#### Data block

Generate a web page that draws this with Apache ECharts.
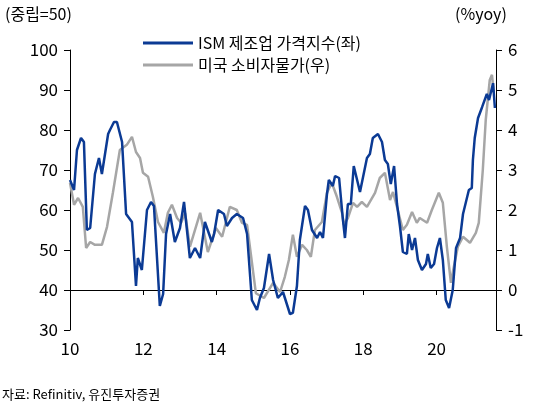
<!DOCTYPE html>
<html><head><meta charset="utf-8">
<script src="https://cdn.jsdelivr.net/npm/echarts@6/dist/echarts.min.js"></script>
<style>html,body{margin:0;padding:0;background:#fff}#c{width:542px;height:419px}</style>
</head><body><div id="c"></div>
<script>
const xTickLabels = ['10','12','14','16','18','20'];
// years since 2010
const ismT = [0.00,0.11,0.19,0.30,0.38,0.46,0.55,0.68,0.79,0.87,1.04,1.09,1.20,1.28,1.42,1.53,1.69,1.80,1.85,1.96,2.10,2.21,2.29,2.45,2.54,2.62,2.73,2.86,3.00,3.11,3.27,3.41,3.55,3.68,3.87,3.93,4.04,4.20,4.28,4.42,4.55,4.72,4.83,4.96,5.10,5.18,5.29,5.43,5.54,5.67,5.81,6.00,6.08,6.19,6.27,6.41,6.49,6.60,6.74,6.82,6.90,7.01,7.06,7.17,7.23,7.34,7.44,7.50,7.58,7.66,7.74,7.91,8.10,8.18,8.26,8.40,8.51,8.59,8.67,8.75,8.84,8.92,9.00,9.08,9.19,9.24,9.33,9.41,9.49,9.60,9.71,9.76,9.84,9.93,10.01,10.09,10.17,10.25,10.34,10.44,10.53,10.64,10.72,10.80,10.88,10.96,10.99,11.04,11.13,11.24,11.29,11.37,11.43,11.54,11.59];
const ismV = [67.5,65,75,78,77,55,55.5,69,73,69,79,80,82,82,77,59,57,41,48,45,60,62,61,36,39,54,59,52,55.5,62,48,50.5,48,57,52,54,60,59,56,58,59,58,54,37.5,35,38,40.5,49,42.5,38,39.5,34,34.3,41,52.5,61,60,55,53,54.5,53,64,67.5,66,68.5,68,58,53,61.5,61.5,71,64.5,73,74,78,79,77,72.5,71.5,66.5,71,61.5,56,49.5,49,54,50,53,47.5,45,46.5,49,45.5,46.5,50.5,53,47.5,37.5,35.5,40,50.5,53,59,62,65,65.5,72.5,78,83,85.7,85.5,89,87.5,91.7,85.5];
const cpiT = [0.00,0.11,0.22,0.35,0.44,0.55,0.68,0.87,1.01,1.17,1.36,1.55,1.69,1.80,1.91,1.99,2.13,2.26,2.40,2.56,2.67,2.78,2.92,3.03,3.14,3.27,3.55,3.76,3.98,4.15,4.36,4.55,4.69,4.83,5.07,5.29,5.54,5.73,5.86,5.97,6.08,6.19,6.33,6.46,6.57,6.68,6.87,7.01,7.14,7.28,7.42,7.47,7.58,7.72,7.83,7.96,8.10,8.32,8.45,8.59,8.73,8.81,8.94,9.08,9.19,9.33,9.46,9.54,9.74,9.87,10.06,10.17,10.28,10.39,10.47,10.58,10.72,10.91,11.07,11.15,11.26,11.34,11.45,11.51,11.56];
const cpiV = [2.68,2.13,2.3,2.08,1.05,1.2,1.13,1.13,1.58,2.43,3.5,3.63,3.83,3.45,3.3,2.93,2.83,2.33,1.7,1.43,1.93,2.13,1.8,1.68,1.93,1.08,1.93,0.95,1.55,1.33,2.08,2.0,1.68,1.63,-0.08,-0.2,0.18,-0.05,0.33,0.75,1.38,0.83,1.13,1.0,0.83,1.5,1.7,2.43,2.68,2.33,1.93,1.63,1.8,2.18,2.08,2.2,2.08,2.43,2.8,2.93,2.25,2.45,2.0,1.5,1.63,1.95,1.68,1.8,1.68,2.0,2.43,2.18,1.08,0.18,0.58,1.08,1.33,1.18,1.43,1.68,3.0,4.25,5.25,5.38,4.93];
const base = 2010;
const font = 'Noto Sans CJK KR';
const ax = {lineStyle:{color:'#000',width:1}};
const chart = echarts.init(document.getElementById('c'));
chart.setOption({
  animation:false,
  textStyle:{fontFamily:font},
  grid:{left:70,right:46,top:50,bottom:89},
  legend:{orient:'vertical',left:138,top:30,itemGap:6,itemWidth:50,itemHeight:3,
    textStyle:{fontSize:16,color:'#000',fontFamily:font},
    data:[{name:'ISM 제조업 가격지수(좌)',icon:'rect'},{name:'미국 소비자물가(우)',icon:'rect'}]},
  graphic:[
    {type:'text',left:5,top:6,style:{text:'(중립=50)',fontSize:16,fill:'#000',fontFamily:font}},
    {type:'text',left:455,top:6,style:{text:'(%yoy)',fontSize:16,fill:'#000',fontFamily:font}},
    {type:'text',left:2,top:388,style:{text:'자료: Refinitiv, 유진투자증권',fontSize:13,fill:'#000',fontFamily:font}}
  ],
  xAxis:{type:'value',min:2010,max:2021.62,interval:2,axisLine:ax,
    axisTick:{show:true,length:5,lineStyle:{color:'#000'}},splitLine:{show:false},
    axisLabel:{fontSize:17,color:'#000',margin:10,showMaxLabel:false,formatter:v=>xTickLabels[Math.round((v-2010)/2)]||''}},
  yAxis:[
    {type:'value',min:30,max:100,interval:10,axisLine:{show:true,...ax},axisTick:{show:true,length:6,lineStyle:{color:'#000'}},
     splitLine:{show:false},axisLabel:{fontSize:17,color:'#000',margin:12}},
    {type:'value',min:-1,max:6,interval:1,axisLine:{show:true,...ax},axisTick:{show:true,length:6,lineStyle:{color:'#000'}},
     splitLine:{show:false},axisLabel:{fontSize:17,color:'#000',margin:12}}
  ],
  series:[
    {name:'미국 소비자물가(우)',type:'line',yAxisIndex:1,showSymbol:false,color:'#a6a6a6',
     lineStyle:{width:2.5,color:'#a6a6a6'},data:cpiT.map((t,i)=>[base+t,cpiV[i]])},
    {name:'ISM 제조업 가격지수(좌)',type:'line',yAxisIndex:0,showSymbol:false,color:'#0b3a94',
     lineStyle:{width:2.5,color:'#0b3a94'},data:ismT.map((t,i)=>[base+t,ismV[i]])}
  ]
});
</script></body></html>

########

Do this: Set down the material exactly, every line of it, except for the pictures.

Result:
Generate a web page that draws this with Apache ECharts.
<!DOCTYPE html>
<html><head><meta charset="utf-8">
<script src="https://cdn.jsdelivr.net/npm/echarts@6/dist/echarts.min.js"></script>
<style>html,body{margin:0;padding:0;background:#fff}#c{width:542px;height:419px}</style>
</head><body><div id="c"></div>
<script>
const xTickLabels = ['10','12','14','16','18','20'];
// years since 2010
const ismT = [0.00,0.11,0.19,0.30,0.38,0.46,0.55,0.68,0.79,0.87,1.04,1.09,1.20,1.28,1.42,1.53,1.69,1.80,1.85,1.96,2.10,2.21,2.29,2.45,2.54,2.62,2.73,2.86,3.00,3.11,3.27,3.41,3.55,3.68,3.87,3.93,4.04,4.20,4.28,4.42,4.55,4.72,4.83,4.96,5.10,5.18,5.29,5.43,5.54,5.67,5.81,6.00,6.08,6.19,6.27,6.41,6.49,6.60,6.74,6.82,6.90,7.01,7.06,7.17,7.23,7.34,7.44,7.50,7.58,7.66,7.74,7.91,8.10,8.18,8.26,8.40,8.51,8.59,8.67,8.75,8.84,8.92,9.00,9.08,9.19,9.24,9.33,9.41,9.49,9.60,9.71,9.76,9.84,9.93,10.01,10.09,10.17,10.25,10.34,10.44,10.53,10.64,10.72,10.80,10.88,10.96,10.99,11.04,11.13,11.24,11.29,11.37,11.43,11.54,11.59];
const ismV = [67.5,65,75,78,77,55,55.5,69,73,69,79,80,82,82,77,59,57,41,48,45,60,62,61,36,39,54,59,52,55.5,62,48,50.5,48,57,52,54,60,59,56,58,59,58,54,37.5,35,38,40.5,49,42.5,38,39.5,34,34.3,41,52.5,61,60,55,53,54.5,53,64,67.5,66,68.5,68,58,53,61.5,61.5,71,64.5,73,74,78,79,77,72.5,71.5,66.5,71,61.5,56,49.5,49,54,50,53,47.5,45,46.5,49,45.5,46.5,50.5,53,47.5,37.5,35.5,40,50.5,53,59,62,65,65.5,72.5,78,83,85.7,85.5,89,87.5,91.7,85.5];
const cpiT = [0.00,0.11,0.22,0.35,0.44,0.55,0.68,0.87,1.01,1.17,1.36,1.55,1.69,1.80,1.91,1.99,2.13,2.26,2.40,2.56,2.67,2.78,2.92,3.03,3.14,3.27,3.55,3.76,3.98,4.15,4.36,4.55,4.69,4.83,5.07,5.29,5.54,5.73,5.86,5.97,6.08,6.19,6.33,6.46,6.57,6.68,6.87,7.01,7.14,7.28,7.42,7.47,7.58,7.72,7.83,7.96,8.10,8.32,8.45,8.59,8.73,8.81,8.94,9.08,9.19,9.33,9.46,9.54,9.74,9.87,10.06,10.17,10.28,10.39,10.47,10.58,10.72,10.91,11.07,11.15,11.26,11.34,11.45,11.51,11.56];
const cpiV = [2.68,2.13,2.3,2.08,1.05,1.2,1.13,1.13,1.58,2.43,3.5,3.63,3.83,3.45,3.3,2.93,2.83,2.33,1.7,1.43,1.93,2.13,1.8,1.68,1.93,1.08,1.93,0.95,1.55,1.33,2.08,2.0,1.68,1.63,-0.08,-0.2,0.18,-0.05,0.33,0.75,1.38,0.83,1.13,1.0,0.83,1.5,1.7,2.43,2.68,2.33,1.93,1.63,1.8,2.18,2.08,2.2,2.08,2.43,2.8,2.93,2.25,2.45,2.0,1.5,1.63,1.95,1.68,1.8,1.68,2.0,2.43,2.18,1.08,0.18,0.58,1.08,1.33,1.18,1.43,1.68,3.0,4.25,5.25,5.38,4.93];
const base = 2010;
const font = 'Noto Sans CJK KR';
const ax = {lineStyle:{color:'#000',width:1}};
const chart = echarts.init(document.getElementById('c'));
chart.setOption({
  animation:false,
  textStyle:{fontFamily:font},
  grid:{left:70,right:46,top:50,bottom:89},
  legend:{orient:'vertical',left:138,top:30,itemGap:6,itemWidth:50,itemHeight:3,
    textStyle:{fontSize:16,color:'#000',fontFamily:font},
    data:[{name:'ISM 제조업 가격지수(좌)',icon:'rect'},{name:'미국 소비자물가(우)',icon:'rect'}]},
  graphic:[
    {type:'text',left:5,top:6,style:{text:'(중립=50)',fontSize:16,fill:'#000',fontFamily:font}},
    {type:'text',left:455,top:6,style:{text:'(%yoy)',fontSize:16,fill:'#000',fontFamily:font}},
    {type:'text',left:2,top:388,style:{text:'자료: Refinitiv, 유진투자증권',fontSize:13,fill:'#000',fontFamily:font}}
  ],
  xAxis:{type:'value',min:2010,max:2021.62,interval:2,axisLine:ax,
    axisTick:{show:true,length:5,lineStyle:{color:'#000'}},splitLine:{show:false},
    axisLabel:{fontSize:17,color:'#000',margin:10,showMaxLabel:false,formatter:v=>xTickLabels[Math.round((v-2010)/2)]||''}},
  yAxis:[
    {type:'value',min:30,max:100,interval:10,axisLine:{show:true,...ax},axisTick:{show:true,length:6,lineStyle:{color:'#000'}},
     splitLine:{show:false},axisLabel:{fontSize:17,color:'#000',margin:12}},
    {type:'value',min:-1,max:6,interval:1,axisLine:{show:true,...ax},axisTick:{show:true,length:6,lineStyle:{color:'#000'}},
     splitLine:{show:false},axisLabel:{fontSize:17,color:'#000',margin:12}}
  ],
  series:[
    {name:'미국 소비자물가(우)',type:'line',yAxisIndex:1,showSymbol:false,color:'#a6a6a6',
     lineStyle:{width:2.5,color:'#a6a6a6'},data:cpiT.map((t,i)=>[base+t,cpiV[i]])},
    {name:'ISM 제조업 가격지수(좌)',type:'line',yAxisIndex:0,showSymbol:false,color:'#0b3a94',
     lineStyle:{width:2.5,color:'#0b3a94'},data:ismT.map((t,i)=>[base+t,ismV[i]])}
  ]
});
</script></body></html>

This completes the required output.